The monoclonal antibody M13/12 recognizes human complement factor B/Bb. Factor B is an acute-phase protein. Levels of factor B increase during inflammation. Complement factor B is a single- chain molecule of 764 amino acids (MW of 90 kD), including a leader peptide of 25 amino acids. Complement factor B provides the catalytic subunit of the C3/C5 convertases of the alternative complement pathway. Assembly of the C3 convertase (C3bBb) requires binding of complement factor B to C3b (C3.H2O) and factor D-mediated cleavage of bound complement factor B resulting in the release of Ba (MW 33 kD). The C3 convertase is stabilized by the binding of properdin. This provides a positive amplification loop for the classical and alternative complement pathways. Bb (MW 60 kD) is the serine protease element of this convertase.
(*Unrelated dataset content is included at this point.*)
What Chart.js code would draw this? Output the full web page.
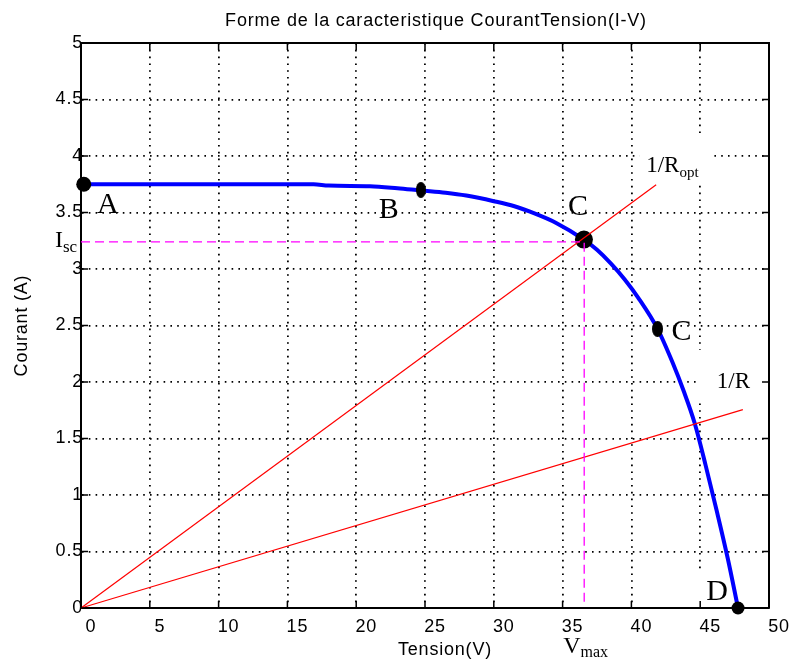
<!DOCTYPE html>
<html>
<head>
<meta charset="utf-8">
<script src="https://cdn.jsdelivr.net/npm/chart.js@4.4.0/dist/chart.umd.min.js"></script>
<style>
  html, body { margin: 0; padding: 0; background: #fff; }
  #wrap { width: 796px; height: 666px; position: relative; }
</style>
</head>
<body>
<div id="wrap"><canvas id="iv"></canvas></div>
<script>
// I-V characteristic of the panel (volts / amps)
const voltage = [0, 5, 10, 16.9, 18, 21, 23, 24.7, 26.5, 28, 30, 31.5, 33, 34.5, 36.55, 37.5, 38.5, 39.5, 40.5, 41.9, 43.0, 43.8, 44.6, 45.4, 46.2, 47.0, 47.75];
const current = [3.75, 3.75, 3.75, 3.75, 3.738, 3.733, 3.715, 3.695, 3.675, 3.65, 3.60, 3.555, 3.49, 3.41, 3.26, 3.17, 3.05, 2.91, 2.745, 2.47, 2.17, 1.92, 1.635, 1.26, 0.86, 0.44, 0];

// operating points along the curve
const pointNames = ['A', 'B', 'C', 'C', 'D'];
const pointV = [0.2, 24.7, 36.55, 41.9, 47.75];
const pointI = [3.75, 3.70, 3.26, 2.47, 0];

// load lines from the origin: [V, I] at their far end
const roptEnd = [41.8, 3.746];
const rEnd = [48.1, 1.755];

// optimum point guides
const iscLevel = 3.24;
const vmaxLevel = 36.57;

const xTicks = [0, 5, 10, 15, 20, 25, 30, 35, 40, 45, 50];
const yTicks = [0, 0.5, 1, 1.5, 2, 2.5, 3, 3.5, 4, 4.5, 5];

const SANS = '"Liberation Sans", Arial, sans-serif';
const SERIF = '"Liberation Serif", "Times New Roman", serif';

function ellipseDot(w, h) {
    const c = document.createElement('canvas');
    c.width = w; c.height = h;
    const g = c.getContext('2d');
    g.fillStyle = '#000';
    g.beginPath(); g.ellipse(w / 2, h / 2, w / 2, h / 2, 0, 0, Math.PI * 2); g.fill();
    return c;
}

function subText(ctx, x, y, main, sub, mainPx, subPx, drop) {
    ctx.textAlign = 'left'; ctx.textBaseline = 'alphabetic';
    ctx.font = mainPx + 'px ' + SERIF;
    ctx.fillText(main, x, y);
    const w = ctx.measureText(main).width;
    ctx.font = subPx + 'px ' + SERIF;
    ctx.fillText(sub, x + w, y + drop);
}

// frame, inward ticks, titles and point labels
const decorations = {
    id: 'decorations',
    beforeDraw(chart) {
        chart.ctx.letterSpacing = '0.8px';
    },
    beforeDatasetsDraw(chart) {
        const { ctx, scales: { x, y } } = chart;
        ctx.save();
        ctx.fillStyle = '#fff';
        // label backgrounds hide the grid behind them
        const ex = x.getPixelForValue(roptEnd[0]), ey = y.getPixelForValue(roptEnd[1]);
        ctx.fillRect(ex - 17, ey - 50, 73, 48);
        const rx = x.getPixelForValue(rEnd[0]), ry = y.getPixelForValue(rEnd[1]);
        ctx.fillRect(rx - 46, ry - 60, 70, 53);
        const dx = x.getPixelForValue(pointV[4]), dy = y.getPixelForValue(pointI[4]);
        ctx.fillRect(dx - 41, dy - 38, 33, 36);
        ctx.restore();
    },
    afterDatasetsDraw(chart) {
        const { ctx, chartArea: a, scales: { x, y } } = chart;
        ctx.save();
        ctx.fillStyle = '#000';
        ctx.letterSpacing = '0px';

        // point letters, offset from their markers (baseline)
        const offs = [[24, 29], [-32, 28], [-6, -25], [24, 11], [-21, -8]];
        ctx.font = '30px ' + SERIF;
        ctx.textAlign = 'center'; ctx.textBaseline = 'alphabetic';
        pointNames.forEach((n, i) => {
            ctx.fillText(n, x.getPixelForValue(pointV[i]) + offs[i][0], y.getPixelForValue(pointI[i]) + offs[i][1]);
        });

        subText(ctx, x.getPixelForValue(roptEnd[0]) - 10, y.getPixelForValue(roptEnd[1]) - 13, '1/R', 'opt', 23, 15, 5);
        ctx.font = '23px ' + SERIF;
        ctx.textAlign = 'left';
        ctx.fillText('1/R', x.getPixelForValue(rEnd[0]) - 26, y.getPixelForValue(rEnd[1]) - 22);

        subText(ctx, a.left - 26, y.getPixelForValue(iscLevel) + 5.5, 'I', 'sc', 24, 17, 5);
        subText(ctx, x.getPixelForValue(vmaxLevel) - 21, a.bottom + 45, 'V', 'max', 24, 16, 4);
        ctx.restore();
    },
    afterDraw(chart) {
        const { ctx, chartArea: a, scales: { x, y } } = chart;
        ctx.save();
        ctx.strokeStyle = '#000';
        ctx.lineWidth = 2;
        ctx.beginPath();
        ctx.moveTo(a.left, a.top); ctx.lineTo(a.right, a.top); ctx.lineTo(a.right, a.bottom);
        ctx.stroke();

        ctx.lineWidth = 1.5;
        ctx.beginPath();
        xTicks.forEach(v => {
            const px = x.getPixelForValue(v);
            ctx.moveTo(px, a.bottom); ctx.lineTo(px, a.bottom - 7);
            ctx.moveTo(px, a.top); ctx.lineTo(px, a.top + 7);
        });
        yTicks.forEach(v => {
            const py = y.getPixelForValue(v);
            ctx.moveTo(a.left, py); ctx.lineTo(a.left + 7, py);
            ctx.moveTo(a.right, py); ctx.lineTo(a.right - 7, py);
        });
        ctx.stroke();

        ctx.fillStyle = '#000';
        ctx.letterSpacing = '0.8px';
        ctx.textAlign = 'center'; ctx.textBaseline = 'middle';
        ctx.font = '18px ' + SANS;
        ctx.fillText('Forme de la caracteristique CourantTension(I-V)', 436, 21);
        ctx.fillText('Tension(V)', 445, 650);
        ctx.translate(22, (a.top + a.bottom) / 2);
        ctx.rotate(-Math.PI / 2);
        ctx.fillText('Courant (A)', 0, 0);
        ctx.restore();
    }
};

const pts = (xs, ys) => xs.map((v, i) => ({ x: v, y: ys[i] }));

new Chart(document.getElementById('iv'), {
    type: 'scatter',
    data: {
        datasets: [
            {
                data: pts(voltage, current), showLine: true, order: 4,
                borderColor: '#0000ff', borderWidth: 4, pointRadius: 0,
                cubicInterpolationMode: 'monotone', clip: false
            },
            {
                data: pts(pointV, pointI), order: 3, clip: false,
                pointStyle: ['circle', ellipseDot(10, 16), 'circle', ellipseDot(11, 16), 'circle'],
                pointRadius: [7.5, 8, 9, 8, 6.5],
                pointBackgroundColor: '#000', pointBorderWidth: 0
            },
            {
                data: pts([0, roptEnd[0]], [0, roptEnd[1]]), showLine: true, order: 2,
                borderColor: '#ff0000', borderWidth: 1.2, pointRadius: 0, clip: false
            },
            {
                data: pts([0, rEnd[0]], [0, rEnd[1]]), showLine: true, order: 2,
                borderColor: '#ff0000', borderWidth: 1.2, pointRadius: 0, clip: false
            },
            {
                data: pts([0, vmaxLevel, vmaxLevel], [iscLevel, iscLevel, 0.05]), showLine: true, order: 1,
                borderColor: '#ff00ff', borderWidth: 1.3, borderDash: [9, 5], pointRadius: 0
            }
        ]
    },
    options: {
        responsive: true, maintainAspectRatio: false, animation: false,
        layout: { padding: { top: 43, right: 27, bottom: 0, left: 0 } },
        plugins: { legend: { display: false }, tooltip: { enabled: false }, title: { display: false } },
        scales: {
            x: {
                type: 'linear', min: 0, max: 50,
                afterBuildTicks: s => { s.ticks = xTicks.map(v => ({ value: v })); },
                afterFit: s => { s.height = 58; },
                grid: { color: '#000', lineWidth: 1.8, drawTicks: false },
                border: { display: true, color: '#000', width: 2, dash: [1.6, 5.2] },
                ticks: { color: '#000', font: { family: SANS, size: 18 }, padding: 8, labelOffset: 10, maxRotation: 0, autoSkip: false, callback: v => String(v) }
            },
            y: {
                type: 'linear', min: 0, max: 5,
                afterBuildTicks: s => { s.ticks = yTicks.map(v => ({ value: v })); },
                afterFit: s => { s.width = 81; },
                grid: { color: '#000', lineWidth: 1.8, drawTicks: false },
                border: { display: true, color: '#000', width: 2, dash: [1.6, 5.2] },
                ticks: { color: '#000', font: { family: SANS, size: 18 }, padding: -2, autoSkip: false, callback: v => String(v) }
            }
        }
    },
    plugins: [decorations]
});
</script>
</body>
</html>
After cleavage of C3, the C5 convertase ((C3b)2Bb) is formed. The Bb fragment may be regarded as a better indicator of the alternative pathway of complement activation than Ba as impaired renal filtration does directly influence Ba levels. Whereas Bb is elevated 2.2-fold in chronic renal failure (CRF) patients, plasma concentrations of Ba are 8.4-fold higher in CRF and 16-fold higher in end-stage renal disease (ESRD) patients compared to normals. In addition to complement activation, factor B fragments participate in other immunological functions.
Immuno assays, Immuno precipitation, Western blot
For Western blotting dilutions to be used depend on detection system applied. It is recommended that users test the reagent and determine their own optimal dilutions. The typical starting working dilution is 1:50.